------ DATASET CONTENT

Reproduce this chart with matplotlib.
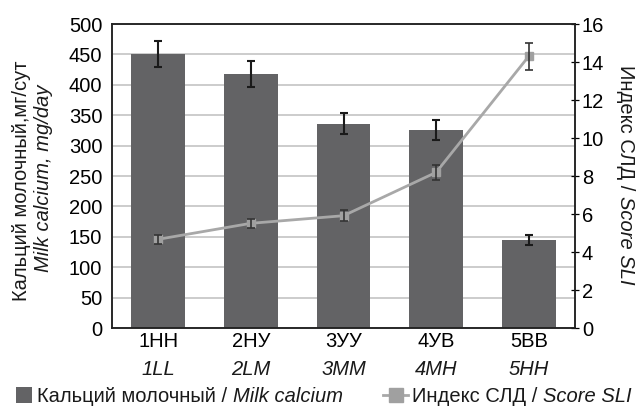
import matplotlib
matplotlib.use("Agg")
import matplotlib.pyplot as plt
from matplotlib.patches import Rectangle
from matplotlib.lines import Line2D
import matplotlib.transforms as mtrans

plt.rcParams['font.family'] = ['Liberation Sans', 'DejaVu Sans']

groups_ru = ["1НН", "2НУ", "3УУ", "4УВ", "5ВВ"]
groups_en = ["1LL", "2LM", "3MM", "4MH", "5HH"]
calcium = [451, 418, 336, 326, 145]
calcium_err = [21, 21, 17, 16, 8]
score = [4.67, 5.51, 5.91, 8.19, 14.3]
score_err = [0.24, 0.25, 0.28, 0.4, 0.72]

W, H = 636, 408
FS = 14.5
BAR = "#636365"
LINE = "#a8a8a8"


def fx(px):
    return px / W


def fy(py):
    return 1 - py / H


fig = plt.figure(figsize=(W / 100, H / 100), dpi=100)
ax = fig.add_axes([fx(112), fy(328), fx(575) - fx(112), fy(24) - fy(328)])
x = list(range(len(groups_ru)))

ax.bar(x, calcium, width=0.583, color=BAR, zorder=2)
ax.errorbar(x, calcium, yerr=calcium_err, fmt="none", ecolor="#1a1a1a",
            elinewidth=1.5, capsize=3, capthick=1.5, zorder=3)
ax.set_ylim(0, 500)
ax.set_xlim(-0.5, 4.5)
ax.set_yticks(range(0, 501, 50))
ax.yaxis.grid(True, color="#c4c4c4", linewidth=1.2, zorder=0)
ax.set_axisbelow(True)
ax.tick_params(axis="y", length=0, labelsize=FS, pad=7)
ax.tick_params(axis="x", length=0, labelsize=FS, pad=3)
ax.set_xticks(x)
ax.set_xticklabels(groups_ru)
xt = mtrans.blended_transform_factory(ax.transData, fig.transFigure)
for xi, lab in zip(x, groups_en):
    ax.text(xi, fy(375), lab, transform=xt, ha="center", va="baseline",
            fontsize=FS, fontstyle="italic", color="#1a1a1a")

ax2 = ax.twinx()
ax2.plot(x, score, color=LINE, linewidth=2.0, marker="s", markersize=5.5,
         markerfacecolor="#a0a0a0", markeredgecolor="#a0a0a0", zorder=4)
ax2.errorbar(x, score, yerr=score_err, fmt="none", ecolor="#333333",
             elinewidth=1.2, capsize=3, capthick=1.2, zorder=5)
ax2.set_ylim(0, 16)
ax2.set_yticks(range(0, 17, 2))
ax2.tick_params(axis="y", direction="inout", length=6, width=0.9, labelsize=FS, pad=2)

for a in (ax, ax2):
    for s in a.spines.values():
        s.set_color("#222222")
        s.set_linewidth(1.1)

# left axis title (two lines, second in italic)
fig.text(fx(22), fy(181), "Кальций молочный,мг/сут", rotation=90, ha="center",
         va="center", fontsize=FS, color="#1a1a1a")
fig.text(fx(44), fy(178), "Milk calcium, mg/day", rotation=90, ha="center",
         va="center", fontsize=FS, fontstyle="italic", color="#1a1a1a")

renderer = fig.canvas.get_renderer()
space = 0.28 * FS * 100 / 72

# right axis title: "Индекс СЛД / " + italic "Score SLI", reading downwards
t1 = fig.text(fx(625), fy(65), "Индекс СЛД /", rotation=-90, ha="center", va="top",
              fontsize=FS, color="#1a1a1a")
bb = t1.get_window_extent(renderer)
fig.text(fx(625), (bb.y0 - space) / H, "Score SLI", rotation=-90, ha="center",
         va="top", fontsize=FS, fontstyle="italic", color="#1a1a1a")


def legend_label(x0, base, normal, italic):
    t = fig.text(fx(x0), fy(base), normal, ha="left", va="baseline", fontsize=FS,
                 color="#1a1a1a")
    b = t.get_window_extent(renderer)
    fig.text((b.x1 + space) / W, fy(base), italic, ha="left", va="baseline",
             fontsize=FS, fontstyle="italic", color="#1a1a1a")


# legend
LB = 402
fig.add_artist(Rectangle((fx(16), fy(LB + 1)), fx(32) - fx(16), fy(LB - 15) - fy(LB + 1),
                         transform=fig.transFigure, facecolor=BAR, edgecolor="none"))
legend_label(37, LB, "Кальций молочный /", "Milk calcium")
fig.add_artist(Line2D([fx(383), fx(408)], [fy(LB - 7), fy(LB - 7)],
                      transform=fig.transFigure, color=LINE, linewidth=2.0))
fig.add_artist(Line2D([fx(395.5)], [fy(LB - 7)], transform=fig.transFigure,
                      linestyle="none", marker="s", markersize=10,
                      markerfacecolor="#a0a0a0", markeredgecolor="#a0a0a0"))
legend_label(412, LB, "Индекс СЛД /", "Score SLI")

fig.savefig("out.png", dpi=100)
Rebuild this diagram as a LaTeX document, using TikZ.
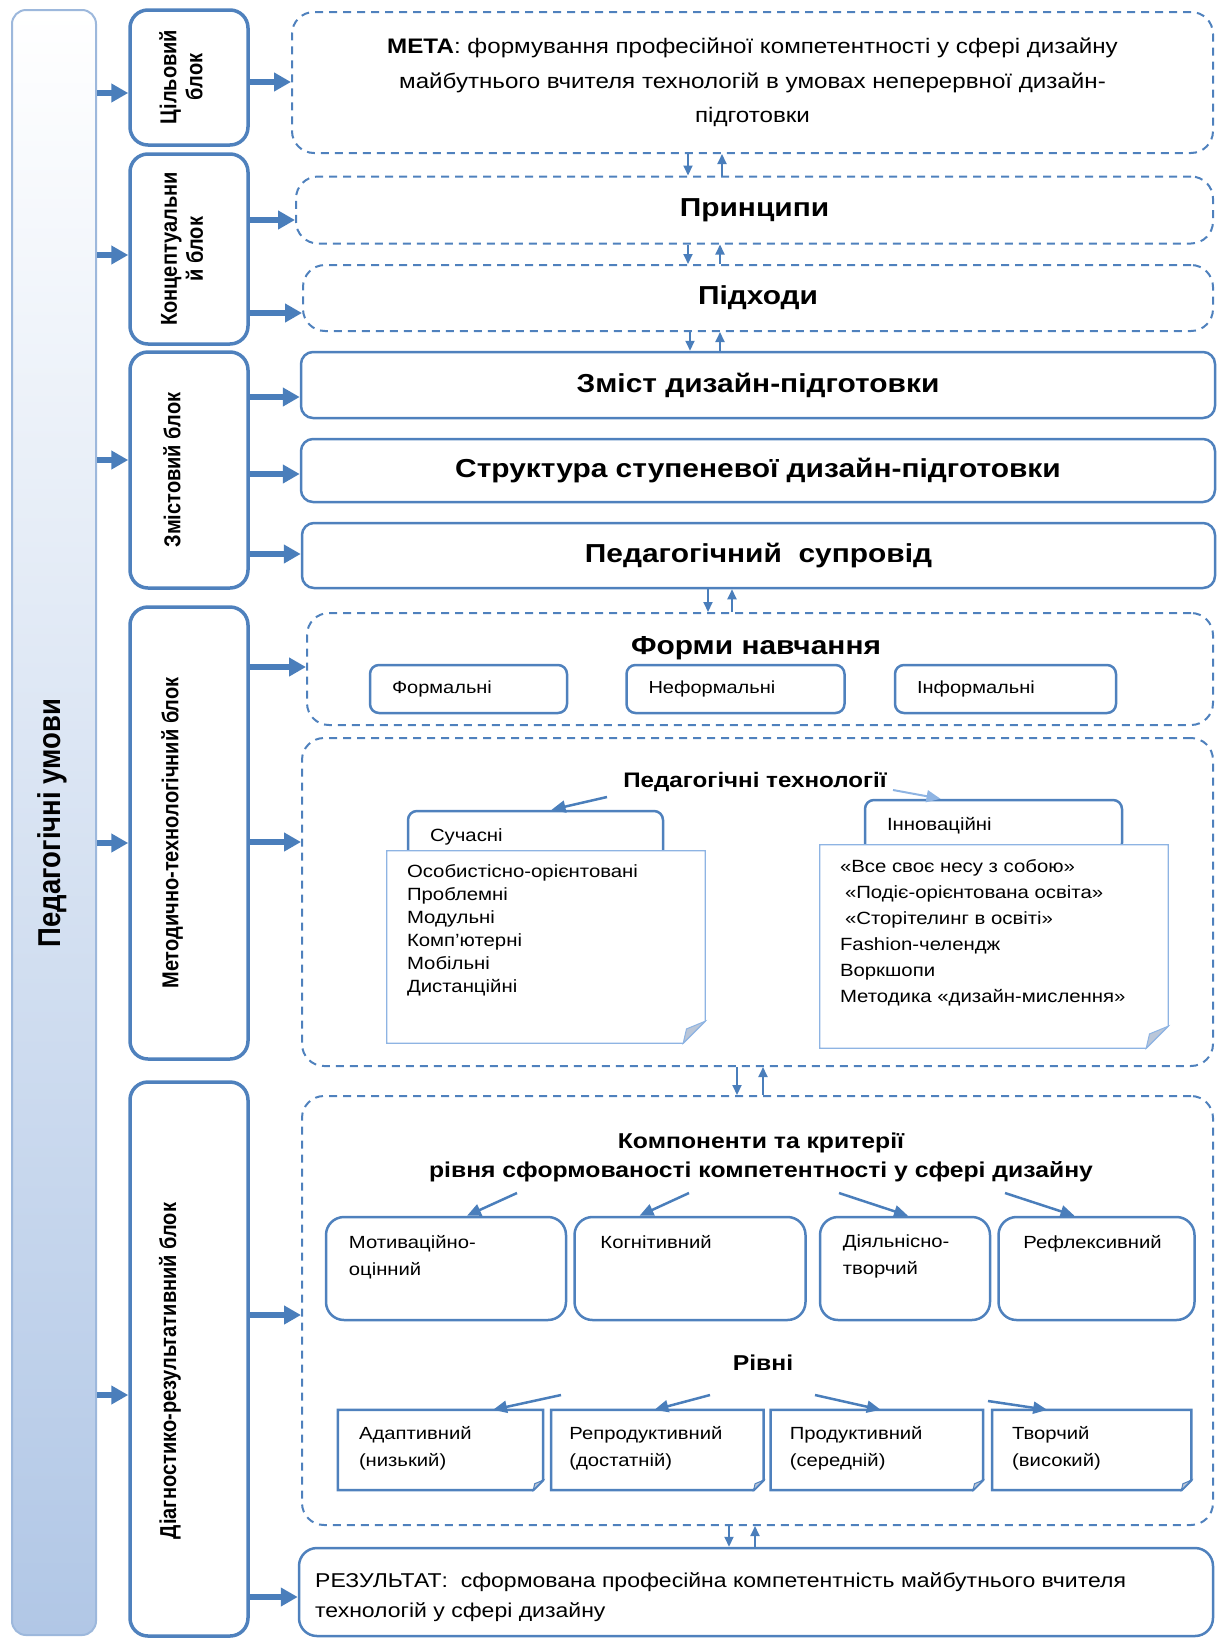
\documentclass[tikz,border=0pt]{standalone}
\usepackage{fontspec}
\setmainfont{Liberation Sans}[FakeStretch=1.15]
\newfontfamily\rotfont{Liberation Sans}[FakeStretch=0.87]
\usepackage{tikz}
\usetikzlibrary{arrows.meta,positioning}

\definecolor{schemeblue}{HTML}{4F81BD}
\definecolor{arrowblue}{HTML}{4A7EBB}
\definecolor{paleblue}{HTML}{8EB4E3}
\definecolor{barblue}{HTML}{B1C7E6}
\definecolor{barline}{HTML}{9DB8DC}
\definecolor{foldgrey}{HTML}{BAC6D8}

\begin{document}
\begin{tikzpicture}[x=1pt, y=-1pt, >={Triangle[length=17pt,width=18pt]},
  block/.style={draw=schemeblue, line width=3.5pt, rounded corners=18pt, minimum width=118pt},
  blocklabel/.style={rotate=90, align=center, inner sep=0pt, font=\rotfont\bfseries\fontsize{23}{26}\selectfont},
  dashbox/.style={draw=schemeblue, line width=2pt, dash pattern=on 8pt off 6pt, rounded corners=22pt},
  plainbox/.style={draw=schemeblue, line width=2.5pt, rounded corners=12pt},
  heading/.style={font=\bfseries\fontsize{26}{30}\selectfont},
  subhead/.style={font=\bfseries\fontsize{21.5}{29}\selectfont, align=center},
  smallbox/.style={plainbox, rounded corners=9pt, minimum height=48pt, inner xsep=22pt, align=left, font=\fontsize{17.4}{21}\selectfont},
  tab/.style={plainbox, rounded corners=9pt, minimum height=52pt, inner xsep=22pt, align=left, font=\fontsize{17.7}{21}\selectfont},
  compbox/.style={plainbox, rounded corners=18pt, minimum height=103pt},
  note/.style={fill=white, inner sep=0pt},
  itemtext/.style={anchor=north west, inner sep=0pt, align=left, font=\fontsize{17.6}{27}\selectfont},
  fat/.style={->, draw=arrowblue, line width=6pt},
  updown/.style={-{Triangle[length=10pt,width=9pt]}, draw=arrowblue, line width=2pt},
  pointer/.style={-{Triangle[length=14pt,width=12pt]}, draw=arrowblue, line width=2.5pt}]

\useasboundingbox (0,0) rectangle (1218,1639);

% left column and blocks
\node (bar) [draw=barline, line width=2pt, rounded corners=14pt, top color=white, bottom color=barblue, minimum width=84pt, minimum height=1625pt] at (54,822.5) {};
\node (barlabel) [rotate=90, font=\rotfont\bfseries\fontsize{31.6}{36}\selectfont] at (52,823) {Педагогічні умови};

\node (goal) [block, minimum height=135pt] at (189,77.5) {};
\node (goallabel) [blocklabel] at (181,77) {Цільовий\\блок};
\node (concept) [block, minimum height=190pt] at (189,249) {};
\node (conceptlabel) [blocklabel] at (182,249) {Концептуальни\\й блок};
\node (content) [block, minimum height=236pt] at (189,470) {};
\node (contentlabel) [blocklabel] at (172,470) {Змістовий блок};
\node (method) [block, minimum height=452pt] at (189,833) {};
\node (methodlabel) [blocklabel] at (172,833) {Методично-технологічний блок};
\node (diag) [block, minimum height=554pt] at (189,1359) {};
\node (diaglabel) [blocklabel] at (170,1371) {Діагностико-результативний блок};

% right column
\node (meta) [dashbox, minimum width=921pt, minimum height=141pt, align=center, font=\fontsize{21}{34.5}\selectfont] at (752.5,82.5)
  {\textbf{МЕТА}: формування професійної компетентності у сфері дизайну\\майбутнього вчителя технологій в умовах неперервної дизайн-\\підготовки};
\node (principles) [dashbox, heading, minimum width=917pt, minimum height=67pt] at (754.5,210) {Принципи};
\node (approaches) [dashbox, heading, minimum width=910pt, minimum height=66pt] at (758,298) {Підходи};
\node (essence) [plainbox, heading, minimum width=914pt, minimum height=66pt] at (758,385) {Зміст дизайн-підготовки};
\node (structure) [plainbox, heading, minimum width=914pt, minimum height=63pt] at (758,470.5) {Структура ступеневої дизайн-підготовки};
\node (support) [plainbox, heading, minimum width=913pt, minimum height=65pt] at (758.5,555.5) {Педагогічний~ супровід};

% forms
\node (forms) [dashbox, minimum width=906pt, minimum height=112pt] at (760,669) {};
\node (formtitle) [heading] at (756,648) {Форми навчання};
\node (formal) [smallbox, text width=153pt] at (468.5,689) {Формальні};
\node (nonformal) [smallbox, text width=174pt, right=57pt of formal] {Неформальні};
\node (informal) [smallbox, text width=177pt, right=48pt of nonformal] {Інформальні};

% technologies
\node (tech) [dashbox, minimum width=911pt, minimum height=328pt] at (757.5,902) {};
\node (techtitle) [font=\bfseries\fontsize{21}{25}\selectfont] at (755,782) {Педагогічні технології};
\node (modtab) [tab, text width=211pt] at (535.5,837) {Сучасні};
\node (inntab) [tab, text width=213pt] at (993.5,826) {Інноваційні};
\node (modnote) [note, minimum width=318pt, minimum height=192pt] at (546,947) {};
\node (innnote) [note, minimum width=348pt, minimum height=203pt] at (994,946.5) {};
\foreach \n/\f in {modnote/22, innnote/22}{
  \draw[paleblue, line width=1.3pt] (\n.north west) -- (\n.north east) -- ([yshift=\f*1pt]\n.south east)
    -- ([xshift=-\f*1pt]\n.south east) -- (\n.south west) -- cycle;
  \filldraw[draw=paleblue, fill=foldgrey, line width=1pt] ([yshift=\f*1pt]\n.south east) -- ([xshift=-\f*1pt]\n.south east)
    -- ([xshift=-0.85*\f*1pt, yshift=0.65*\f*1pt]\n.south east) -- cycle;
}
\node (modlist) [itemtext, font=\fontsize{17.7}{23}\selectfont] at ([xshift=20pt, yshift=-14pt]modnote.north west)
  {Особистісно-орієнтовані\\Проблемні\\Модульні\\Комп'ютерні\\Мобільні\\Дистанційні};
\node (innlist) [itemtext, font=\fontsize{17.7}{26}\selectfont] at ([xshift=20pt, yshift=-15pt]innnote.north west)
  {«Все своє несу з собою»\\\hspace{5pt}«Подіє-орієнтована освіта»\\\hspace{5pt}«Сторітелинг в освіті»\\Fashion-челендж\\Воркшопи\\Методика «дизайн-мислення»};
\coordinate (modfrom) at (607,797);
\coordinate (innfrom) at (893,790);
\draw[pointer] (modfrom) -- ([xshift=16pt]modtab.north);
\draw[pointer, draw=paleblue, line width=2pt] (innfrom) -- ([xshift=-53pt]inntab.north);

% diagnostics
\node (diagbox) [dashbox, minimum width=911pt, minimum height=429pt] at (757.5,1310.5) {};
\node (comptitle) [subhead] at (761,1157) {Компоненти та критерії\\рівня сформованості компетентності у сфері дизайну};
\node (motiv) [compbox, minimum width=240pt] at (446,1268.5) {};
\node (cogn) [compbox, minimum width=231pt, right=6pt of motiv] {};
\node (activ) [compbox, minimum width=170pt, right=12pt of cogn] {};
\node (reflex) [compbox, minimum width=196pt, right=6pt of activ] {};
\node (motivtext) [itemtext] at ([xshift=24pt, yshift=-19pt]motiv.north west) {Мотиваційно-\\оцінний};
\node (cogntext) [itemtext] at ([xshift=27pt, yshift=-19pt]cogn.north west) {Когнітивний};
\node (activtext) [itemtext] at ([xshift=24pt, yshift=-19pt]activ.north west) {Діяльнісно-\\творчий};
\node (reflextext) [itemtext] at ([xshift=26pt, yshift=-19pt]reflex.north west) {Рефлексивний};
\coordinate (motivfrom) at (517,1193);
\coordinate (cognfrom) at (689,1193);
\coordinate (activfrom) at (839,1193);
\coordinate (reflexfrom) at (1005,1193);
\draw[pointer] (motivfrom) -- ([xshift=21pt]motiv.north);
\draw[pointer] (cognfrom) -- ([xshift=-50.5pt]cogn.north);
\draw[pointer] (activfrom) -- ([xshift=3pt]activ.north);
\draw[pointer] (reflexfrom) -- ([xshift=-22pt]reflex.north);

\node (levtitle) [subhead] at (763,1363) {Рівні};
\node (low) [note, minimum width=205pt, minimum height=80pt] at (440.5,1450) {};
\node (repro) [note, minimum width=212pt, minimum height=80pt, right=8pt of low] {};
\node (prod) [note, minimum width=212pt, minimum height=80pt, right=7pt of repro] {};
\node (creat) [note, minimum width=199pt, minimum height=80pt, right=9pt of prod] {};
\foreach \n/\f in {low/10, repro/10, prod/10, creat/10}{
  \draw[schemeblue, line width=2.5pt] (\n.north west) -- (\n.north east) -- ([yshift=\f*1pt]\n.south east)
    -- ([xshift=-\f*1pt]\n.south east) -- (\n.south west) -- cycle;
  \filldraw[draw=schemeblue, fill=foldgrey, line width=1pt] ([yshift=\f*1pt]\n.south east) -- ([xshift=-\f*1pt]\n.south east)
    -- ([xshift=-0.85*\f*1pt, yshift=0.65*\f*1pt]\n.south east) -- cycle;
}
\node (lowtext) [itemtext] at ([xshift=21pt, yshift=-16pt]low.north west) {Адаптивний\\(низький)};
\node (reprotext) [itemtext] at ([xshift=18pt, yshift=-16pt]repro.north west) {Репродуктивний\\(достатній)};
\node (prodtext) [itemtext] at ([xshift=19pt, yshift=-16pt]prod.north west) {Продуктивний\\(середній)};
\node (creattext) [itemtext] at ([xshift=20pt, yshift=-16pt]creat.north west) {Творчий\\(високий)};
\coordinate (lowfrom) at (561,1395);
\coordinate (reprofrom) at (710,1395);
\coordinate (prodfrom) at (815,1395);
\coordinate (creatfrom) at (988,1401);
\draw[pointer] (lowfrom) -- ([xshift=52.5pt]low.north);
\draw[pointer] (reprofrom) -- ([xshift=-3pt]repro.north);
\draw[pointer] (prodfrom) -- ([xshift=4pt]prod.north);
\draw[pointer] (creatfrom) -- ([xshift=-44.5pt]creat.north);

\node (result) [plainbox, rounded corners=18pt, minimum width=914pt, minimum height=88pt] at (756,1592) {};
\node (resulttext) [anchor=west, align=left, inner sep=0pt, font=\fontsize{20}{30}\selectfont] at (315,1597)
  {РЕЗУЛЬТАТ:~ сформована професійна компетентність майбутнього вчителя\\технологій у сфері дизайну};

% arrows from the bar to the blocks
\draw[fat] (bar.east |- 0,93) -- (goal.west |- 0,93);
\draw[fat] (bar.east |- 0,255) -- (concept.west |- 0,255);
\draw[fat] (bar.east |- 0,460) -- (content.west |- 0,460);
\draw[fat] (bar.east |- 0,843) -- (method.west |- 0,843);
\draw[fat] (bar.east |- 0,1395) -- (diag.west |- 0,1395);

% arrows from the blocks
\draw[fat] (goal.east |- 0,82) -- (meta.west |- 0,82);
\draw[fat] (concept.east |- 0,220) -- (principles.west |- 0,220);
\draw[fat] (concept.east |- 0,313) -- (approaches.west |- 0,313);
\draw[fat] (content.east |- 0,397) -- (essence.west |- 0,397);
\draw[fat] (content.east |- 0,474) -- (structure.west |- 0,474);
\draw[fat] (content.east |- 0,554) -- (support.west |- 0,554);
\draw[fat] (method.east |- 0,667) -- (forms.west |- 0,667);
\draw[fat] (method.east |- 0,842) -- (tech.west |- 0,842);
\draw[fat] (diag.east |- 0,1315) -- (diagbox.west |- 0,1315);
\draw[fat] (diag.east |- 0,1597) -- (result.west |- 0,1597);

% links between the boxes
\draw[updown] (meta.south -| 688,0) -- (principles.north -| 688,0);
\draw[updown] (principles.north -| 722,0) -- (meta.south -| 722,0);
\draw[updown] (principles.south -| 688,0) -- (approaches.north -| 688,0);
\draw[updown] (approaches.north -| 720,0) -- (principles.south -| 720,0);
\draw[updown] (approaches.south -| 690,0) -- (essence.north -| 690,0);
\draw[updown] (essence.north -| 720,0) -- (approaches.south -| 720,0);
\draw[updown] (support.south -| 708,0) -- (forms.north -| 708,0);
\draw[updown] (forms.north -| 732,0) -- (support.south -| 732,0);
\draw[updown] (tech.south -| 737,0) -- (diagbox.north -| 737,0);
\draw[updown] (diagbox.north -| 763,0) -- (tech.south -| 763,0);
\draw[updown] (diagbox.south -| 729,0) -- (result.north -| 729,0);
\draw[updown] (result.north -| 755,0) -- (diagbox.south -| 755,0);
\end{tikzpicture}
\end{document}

------------

■ THE EXERCISE
The lines from the top of the data above through the one holding "x = list(range(len(groups_ru)))" are to be repeated exactly, and only those, with no pictures.

■ SOLUTION
Reproduce this chart with matplotlib.
import matplotlib
matplotlib.use("Agg")
import matplotlib.pyplot as plt
from matplotlib.patches import Rectangle
from matplotlib.lines import Line2D
import matplotlib.transforms as mtrans

plt.rcParams['font.family'] = ['Liberation Sans', 'DejaVu Sans']

groups_ru = ["1НН", "2НУ", "3УУ", "4УВ", "5ВВ"]
groups_en = ["1LL", "2LM", "3MM", "4MH", "5HH"]
calcium = [451, 418, 336, 326, 145]
calcium_err = [21, 21, 17, 16, 8]
score = [4.67, 5.51, 5.91, 8.19, 14.3]
score_err = [0.24, 0.25, 0.28, 0.4, 0.72]

W, H = 636, 408
FS = 14.5
BAR = "#636365"
LINE = "#a8a8a8"


def fx(px):
    return px / W


def fy(py):
    return 1 - py / H


fig = plt.figure(figsize=(W / 100, H / 100), dpi=100)
ax = fig.add_axes([fx(112), fy(328), fx(575) - fx(112), fy(24) - fy(328)])
x = list(range(len(groups_ru)))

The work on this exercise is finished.